Supplied material:
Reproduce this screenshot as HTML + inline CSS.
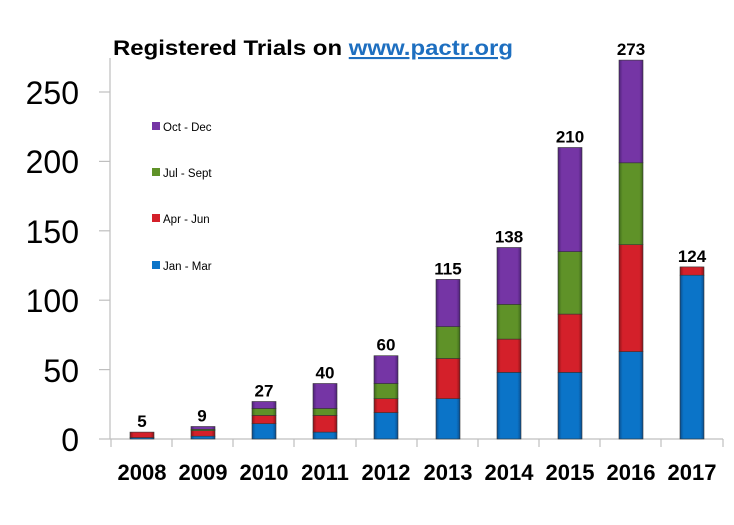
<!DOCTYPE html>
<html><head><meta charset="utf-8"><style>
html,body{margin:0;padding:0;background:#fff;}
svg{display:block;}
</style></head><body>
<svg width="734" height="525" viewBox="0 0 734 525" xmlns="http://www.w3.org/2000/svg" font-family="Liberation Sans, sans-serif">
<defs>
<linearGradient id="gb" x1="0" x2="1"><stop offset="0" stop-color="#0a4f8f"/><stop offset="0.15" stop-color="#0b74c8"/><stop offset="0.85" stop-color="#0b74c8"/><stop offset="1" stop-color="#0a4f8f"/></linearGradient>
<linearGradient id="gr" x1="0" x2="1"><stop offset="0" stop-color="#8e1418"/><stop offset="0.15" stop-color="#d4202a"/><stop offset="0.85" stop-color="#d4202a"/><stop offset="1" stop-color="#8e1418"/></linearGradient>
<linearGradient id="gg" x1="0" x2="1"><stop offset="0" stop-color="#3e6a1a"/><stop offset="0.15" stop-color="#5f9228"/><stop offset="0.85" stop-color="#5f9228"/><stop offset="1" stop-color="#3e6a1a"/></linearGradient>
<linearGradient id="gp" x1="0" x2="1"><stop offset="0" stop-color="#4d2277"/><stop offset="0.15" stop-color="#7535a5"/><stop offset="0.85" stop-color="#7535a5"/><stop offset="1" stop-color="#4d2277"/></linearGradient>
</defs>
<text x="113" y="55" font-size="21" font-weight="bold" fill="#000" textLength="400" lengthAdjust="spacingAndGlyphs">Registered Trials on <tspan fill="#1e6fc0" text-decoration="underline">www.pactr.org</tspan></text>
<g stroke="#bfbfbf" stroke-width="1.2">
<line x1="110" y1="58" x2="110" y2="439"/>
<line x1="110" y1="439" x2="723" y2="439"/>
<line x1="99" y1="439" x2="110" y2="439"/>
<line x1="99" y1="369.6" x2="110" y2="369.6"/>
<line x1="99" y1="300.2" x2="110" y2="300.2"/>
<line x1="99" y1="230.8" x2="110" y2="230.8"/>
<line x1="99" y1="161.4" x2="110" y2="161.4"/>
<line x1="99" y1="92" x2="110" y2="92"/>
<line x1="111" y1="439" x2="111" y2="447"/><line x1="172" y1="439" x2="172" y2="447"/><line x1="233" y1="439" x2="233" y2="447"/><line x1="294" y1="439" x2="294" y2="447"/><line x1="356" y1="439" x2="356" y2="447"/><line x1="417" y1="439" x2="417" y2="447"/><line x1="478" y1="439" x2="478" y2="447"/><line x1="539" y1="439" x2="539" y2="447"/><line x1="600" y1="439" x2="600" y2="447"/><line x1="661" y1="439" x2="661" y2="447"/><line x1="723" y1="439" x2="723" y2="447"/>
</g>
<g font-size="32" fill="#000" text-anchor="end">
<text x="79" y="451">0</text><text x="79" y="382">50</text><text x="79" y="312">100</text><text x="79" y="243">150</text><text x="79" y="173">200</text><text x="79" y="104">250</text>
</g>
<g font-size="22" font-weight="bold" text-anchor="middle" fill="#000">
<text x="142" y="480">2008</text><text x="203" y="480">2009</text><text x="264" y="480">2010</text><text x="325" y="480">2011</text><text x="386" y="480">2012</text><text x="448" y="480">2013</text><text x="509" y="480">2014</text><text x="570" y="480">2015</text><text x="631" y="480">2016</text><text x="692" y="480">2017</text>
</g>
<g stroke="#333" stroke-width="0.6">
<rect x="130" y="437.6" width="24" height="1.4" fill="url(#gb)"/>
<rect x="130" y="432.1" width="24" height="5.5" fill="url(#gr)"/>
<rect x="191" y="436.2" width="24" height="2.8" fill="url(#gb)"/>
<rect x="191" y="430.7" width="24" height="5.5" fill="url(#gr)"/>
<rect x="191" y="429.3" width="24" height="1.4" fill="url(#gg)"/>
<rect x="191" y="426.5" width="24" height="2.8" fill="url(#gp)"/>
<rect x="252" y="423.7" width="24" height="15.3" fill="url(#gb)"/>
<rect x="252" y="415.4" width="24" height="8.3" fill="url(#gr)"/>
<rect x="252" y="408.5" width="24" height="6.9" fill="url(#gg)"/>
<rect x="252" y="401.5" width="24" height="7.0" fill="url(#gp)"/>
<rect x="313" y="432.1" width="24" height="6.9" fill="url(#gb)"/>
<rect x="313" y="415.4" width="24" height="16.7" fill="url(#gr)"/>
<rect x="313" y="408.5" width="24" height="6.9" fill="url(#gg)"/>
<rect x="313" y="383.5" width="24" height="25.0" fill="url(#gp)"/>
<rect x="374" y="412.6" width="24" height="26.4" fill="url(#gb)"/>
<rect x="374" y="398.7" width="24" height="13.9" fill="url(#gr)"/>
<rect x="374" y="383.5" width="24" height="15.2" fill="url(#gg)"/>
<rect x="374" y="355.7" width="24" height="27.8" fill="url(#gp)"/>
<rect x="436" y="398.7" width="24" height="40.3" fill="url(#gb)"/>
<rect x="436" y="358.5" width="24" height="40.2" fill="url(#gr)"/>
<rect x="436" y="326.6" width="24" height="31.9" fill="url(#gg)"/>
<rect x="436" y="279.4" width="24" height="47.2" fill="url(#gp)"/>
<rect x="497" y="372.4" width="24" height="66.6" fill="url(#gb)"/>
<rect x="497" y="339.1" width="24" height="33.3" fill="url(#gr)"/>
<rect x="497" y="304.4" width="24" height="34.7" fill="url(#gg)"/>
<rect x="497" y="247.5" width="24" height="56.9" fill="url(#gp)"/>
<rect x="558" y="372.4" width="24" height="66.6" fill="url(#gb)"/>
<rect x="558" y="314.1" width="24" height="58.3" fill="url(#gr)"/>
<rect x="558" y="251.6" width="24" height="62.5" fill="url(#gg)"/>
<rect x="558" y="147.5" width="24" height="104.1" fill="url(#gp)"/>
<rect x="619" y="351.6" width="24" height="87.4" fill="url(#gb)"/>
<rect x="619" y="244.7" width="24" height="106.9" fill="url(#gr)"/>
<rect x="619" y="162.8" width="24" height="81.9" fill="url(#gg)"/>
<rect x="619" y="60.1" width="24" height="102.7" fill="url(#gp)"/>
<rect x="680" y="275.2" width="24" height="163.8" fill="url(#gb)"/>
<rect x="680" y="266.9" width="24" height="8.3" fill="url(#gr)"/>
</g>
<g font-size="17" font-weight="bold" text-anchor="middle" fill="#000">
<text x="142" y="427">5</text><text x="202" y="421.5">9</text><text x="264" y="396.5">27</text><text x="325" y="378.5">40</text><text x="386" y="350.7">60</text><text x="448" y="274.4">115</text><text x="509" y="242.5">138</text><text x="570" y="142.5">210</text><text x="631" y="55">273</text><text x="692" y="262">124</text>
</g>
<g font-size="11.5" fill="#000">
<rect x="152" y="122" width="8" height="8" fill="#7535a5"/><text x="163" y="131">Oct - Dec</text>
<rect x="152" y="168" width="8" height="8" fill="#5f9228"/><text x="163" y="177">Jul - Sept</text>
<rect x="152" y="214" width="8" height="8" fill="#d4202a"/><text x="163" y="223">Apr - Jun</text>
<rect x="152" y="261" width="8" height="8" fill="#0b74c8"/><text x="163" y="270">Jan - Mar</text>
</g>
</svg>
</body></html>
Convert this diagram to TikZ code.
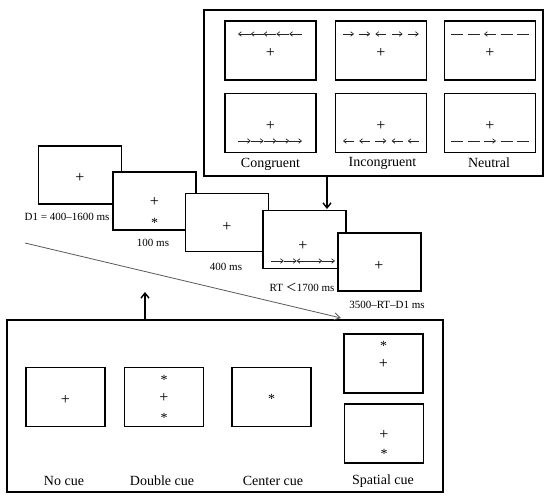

Given instruction: Quote every entry exactly, with the pictures omitted.

The output:
Reproduce this screenshot as HTML + inline CSS.
<!DOCTYPE html>
<html><head><meta charset="utf-8"><style>
html,body{margin:0;padding:0;background:#fff;}
svg{display:block;}
</style></head><body>
<svg width="734" height="525" viewBox="0 0 734 525" xmlns="http://www.w3.org/2000/svg" font-family="Liberation Sans, sans-serif">
<defs>
<linearGradient id="gb" x1="0" x2="1"><stop offset="0" stop-color="#0a4f8f"/><stop offset="0.15" stop-color="#0b74c8"/><stop offset="0.85" stop-color="#0b74c8"/><stop offset="1" stop-color="#0a4f8f"/></linearGradient>
<linearGradient id="gr" x1="0" x2="1"><stop offset="0" stop-color="#8e1418"/><stop offset="0.15" stop-color="#d4202a"/><stop offset="0.85" stop-color="#d4202a"/><stop offset="1" stop-color="#8e1418"/></linearGradient>
<linearGradient id="gg" x1="0" x2="1"><stop offset="0" stop-color="#3e6a1a"/><stop offset="0.15" stop-color="#5f9228"/><stop offset="0.85" stop-color="#5f9228"/><stop offset="1" stop-color="#3e6a1a"/></linearGradient>
<linearGradient id="gp" x1="0" x2="1"><stop offset="0" stop-color="#4d2277"/><stop offset="0.15" stop-color="#7535a5"/><stop offset="0.85" stop-color="#7535a5"/><stop offset="1" stop-color="#4d2277"/></linearGradient>
</defs>
<text x="113" y="55" font-size="21" font-weight="bold" fill="#000" textLength="400" lengthAdjust="spacingAndGlyphs">Registered Trials on <tspan fill="#1e6fc0" text-decoration="underline">www.pactr.org</tspan></text>
<g stroke="#bfbfbf" stroke-width="1.2">
<line x1="110" y1="58" x2="110" y2="439"/>
<line x1="110" y1="439" x2="723" y2="439"/>
<line x1="99" y1="439" x2="110" y2="439"/>
<line x1="99" y1="369.6" x2="110" y2="369.6"/>
<line x1="99" y1="300.2" x2="110" y2="300.2"/>
<line x1="99" y1="230.8" x2="110" y2="230.8"/>
<line x1="99" y1="161.4" x2="110" y2="161.4"/>
<line x1="99" y1="92" x2="110" y2="92"/>
<line x1="111" y1="439" x2="111" y2="447"/><line x1="172" y1="439" x2="172" y2="447"/><line x1="233" y1="439" x2="233" y2="447"/><line x1="294" y1="439" x2="294" y2="447"/><line x1="356" y1="439" x2="356" y2="447"/><line x1="417" y1="439" x2="417" y2="447"/><line x1="478" y1="439" x2="478" y2="447"/><line x1="539" y1="439" x2="539" y2="447"/><line x1="600" y1="439" x2="600" y2="447"/><line x1="661" y1="439" x2="661" y2="447"/><line x1="723" y1="439" x2="723" y2="447"/>
</g>
<g font-size="32" fill="#000" text-anchor="end">
<text x="79" y="451">0</text><text x="79" y="382">50</text><text x="79" y="312">100</text><text x="79" y="243">150</text><text x="79" y="173">200</text><text x="79" y="104">250</text>
</g>
<g font-size="22" font-weight="bold" text-anchor="middle" fill="#000">
<text x="142" y="480">2008</text><text x="203" y="480">2009</text><text x="264" y="480">2010</text><text x="325" y="480">2011</text><text x="386" y="480">2012</text><text x="448" y="480">2013</text><text x="509" y="480">2014</text><text x="570" y="480">2015</text><text x="631" y="480">2016</text><text x="692" y="480">2017</text>
</g>
<g stroke="#333" stroke-width="0.6">
<rect x="130" y="437.6" width="24" height="1.4" fill="url(#gb)"/>
<rect x="130" y="432.1" width="24" height="5.5" fill="url(#gr)"/>
<rect x="191" y="436.2" width="24" height="2.8" fill="url(#gb)"/>
<rect x="191" y="430.7" width="24" height="5.5" fill="url(#gr)"/>
<rect x="191" y="429.3" width="24" height="1.4" fill="url(#gg)"/>
<rect x="191" y="426.5" width="24" height="2.8" fill="url(#gp)"/>
<rect x="252" y="423.7" width="24" height="15.3" fill="url(#gb)"/>
<rect x="252" y="415.4" width="24" height="8.3" fill="url(#gr)"/>
<rect x="252" y="408.5" width="24" height="6.9" fill="url(#gg)"/>
<rect x="252" y="401.5" width="24" height="7.0" fill="url(#gp)"/>
<rect x="313" y="432.1" width="24" height="6.9" fill="url(#gb)"/>
<rect x="313" y="415.4" width="24" height="16.7" fill="url(#gr)"/>
<rect x="313" y="408.5" width="24" height="6.9" fill="url(#gg)"/>
<rect x="313" y="383.5" width="24" height="25.0" fill="url(#gp)"/>
<rect x="374" y="412.6" width="24" height="26.4" fill="url(#gb)"/>
<rect x="374" y="398.7" width="24" height="13.9" fill="url(#gr)"/>
<rect x="374" y="383.5" width="24" height="15.2" fill="url(#gg)"/>
<rect x="374" y="355.7" width="24" height="27.8" fill="url(#gp)"/>
<rect x="436" y="398.7" width="24" height="40.3" fill="url(#gb)"/>
<rect x="436" y="358.5" width="24" height="40.2" fill="url(#gr)"/>
<rect x="436" y="326.6" width="24" height="31.9" fill="url(#gg)"/>
<rect x="436" y="279.4" width="24" height="47.2" fill="url(#gp)"/>
<rect x="497" y="372.4" width="24" height="66.6" fill="url(#gb)"/>
<rect x="497" y="339.1" width="24" height="33.3" fill="url(#gr)"/>
<rect x="497" y="304.4" width="24" height="34.7" fill="url(#gg)"/>
<rect x="497" y="247.5" width="24" height="56.9" fill="url(#gp)"/>
<rect x="558" y="372.4" width="24" height="66.6" fill="url(#gb)"/>
<rect x="558" y="314.1" width="24" height="58.3" fill="url(#gr)"/>
<rect x="558" y="251.6" width="24" height="62.5" fill="url(#gg)"/>
<rect x="558" y="147.5" width="24" height="104.1" fill="url(#gp)"/>
<rect x="619" y="351.6" width="24" height="87.4" fill="url(#gb)"/>
<rect x="619" y="244.7" width="24" height="106.9" fill="url(#gr)"/>
<rect x="619" y="162.8" width="24" height="81.9" fill="url(#gg)"/>
<rect x="619" y="60.1" width="24" height="102.7" fill="url(#gp)"/>
<rect x="680" y="275.2" width="24" height="163.8" fill="url(#gb)"/>
<rect x="680" y="266.9" width="24" height="8.3" fill="url(#gr)"/>
</g>
<g font-size="17" font-weight="bold" text-anchor="middle" fill="#000">
<text x="142" y="427">5</text><text x="202" y="421.5">9</text><text x="264" y="396.5">27</text><text x="325" y="378.5">40</text><text x="386" y="350.7">60</text><text x="448" y="274.4">115</text><text x="509" y="242.5">138</text><text x="570" y="142.5">210</text><text x="631" y="55">273</text><text x="692" y="262">124</text>
</g>
<g font-size="11.5" fill="#000">
<rect x="152" y="122" width="8" height="8" fill="#7535a5"/><text x="163" y="131">Oct - Dec</text>
<rect x="152" y="168" width="8" height="8" fill="#5f9228"/><text x="163" y="177">Jul - Sept</text>
<rect x="152" y="214" width="8" height="8" fill="#d4202a"/><text x="163" y="223">Apr - Jun</text>
<rect x="152" y="261" width="8" height="8" fill="#0b74c8"/><text x="163" y="270">Jan - Mar</text>
</g>
</svg>
</body></html>
Convert this diagram to TikZ code.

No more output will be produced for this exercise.